I felt it as I stepped off the train onto the station platform, the cat in my arms. Darkness crept over the trees and the wood trembled in response to my arrival, the wind stirring the long grass and casting up a scent of wildflowers. The conductor followed and placed my trunk nearby. “Someone is coming for you?” he asked.

“My aunt, I should think,” I answered.

Satisfied, he left me there and went into the station. I sat down and let the cat go, knowing he would not run off. The stays of my corset pinched me as I removed my gloves. Mother had told me nothing of this place. I wondered what my aunt would be like. There were no portraits of her and Mother never spoke of her…

[Better, but still trying too hard to “build a world,” rather than let it happen naturally.]

Final Draft:

Nice people stayed out of Beggar’s Lane. Not because criminals hung out there, or the paving stones tended to eat socks right off feet, but due to the Unseen.

No one had ever seen the Unseen, of course, but that didn’t stop the stories. Some claimed they were ghosts, others that they were the demonic spawn of ninth century warlocks and the Invisible Fiends from the east. All anyone knew for certain was one trip down the lane lifted every last hair on your head, presuming you had any.

Evangeline had a lot of hair. Candy-apple red, it spread out in every direction. It flew behind her as she ran down the street, knocking anyone and everything over in her path.

But at the end of the street, much to the relief of the donkey hitched to the apple cart parked there, she skidded to a stop.

It came barreling toward her.

Facing it, and placing her hands on her hips, she said, “Show yourself.”

The donkey flinched. People ducked into doorways, in some cases fighting for the privilege.

It stopped. It then came into sight.

Damn, it said.

[You know exactly what kind of a person Evangeline is through her behavior — show, not tell; you know this is a zany fantasy world, and there’s no exposition — it launches right into the action.]

Happy writing — and remember, show… don’t tell.

12 Replies to “How Writing Evolves”

  1. I love how dramatically you changed it all! Now I want to write something pretty again. Maybe once January is here I’ll put pen to paper again. 🙂

  2. That was interesting, and I liked following the the progression from romanticism to an attempt at huilding mystery, and finally to a person who I immediately like 🙂 The world descriptions don’t hook me in, but a character does.

    1. Growing up, I loved descriptions… watered silk… dancing golden ringlets… rain shimmering as it slid down the windowpane.

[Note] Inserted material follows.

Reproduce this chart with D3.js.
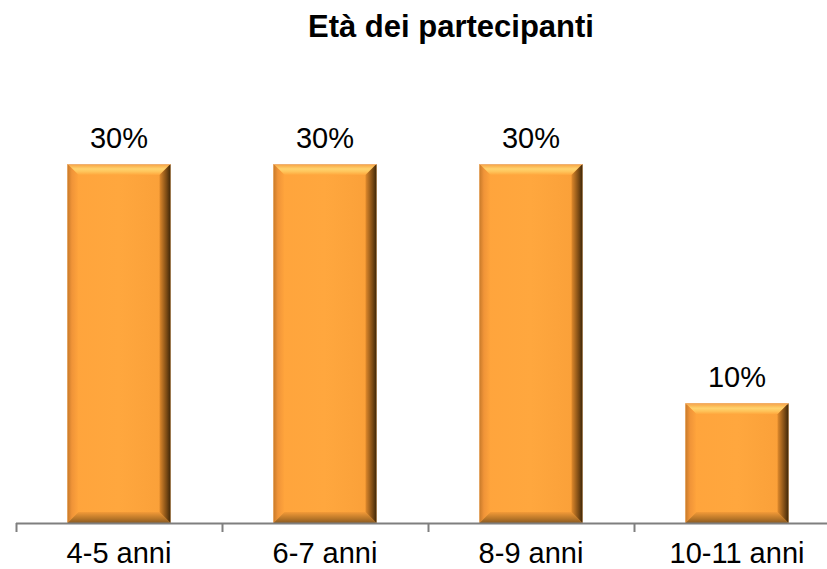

      But really, in this modern, faced-past world, you have to hit your reader with something that keeps them reading. Classic, long-winded, heavy-exposition-and-description writers wouldn’t have a chance in this market. I’d much rather read six excellent short novels than one super-long, heavily-padded one. 🙂

  3. This was really interesting to read the changes that you made! When I was working on a fantasy story a year or two ago, it went through some similar changes (esp. with the show, don’t tell concept). I never did finish it, but I agree that it’s true to go into the action first.. not to kind of “over-milk” the story, where you force it out, instead of it coming naturally.

    1. Finish your book. Or at least a first draft. 😉

      Even PUBLISHED authors milk stories now… it’s SO frustrating to me, both as a reader and an editor. It makes me want to go through published 500 word novels with a red highlighter pen and mark all the telling, not showing passages.

      1. Haha, well.. I kind of drew a blank eventually. I had a plot, but I wasn’t sure about the conception of some parts of the story, so I tabled it until I feel I can pick up the story again.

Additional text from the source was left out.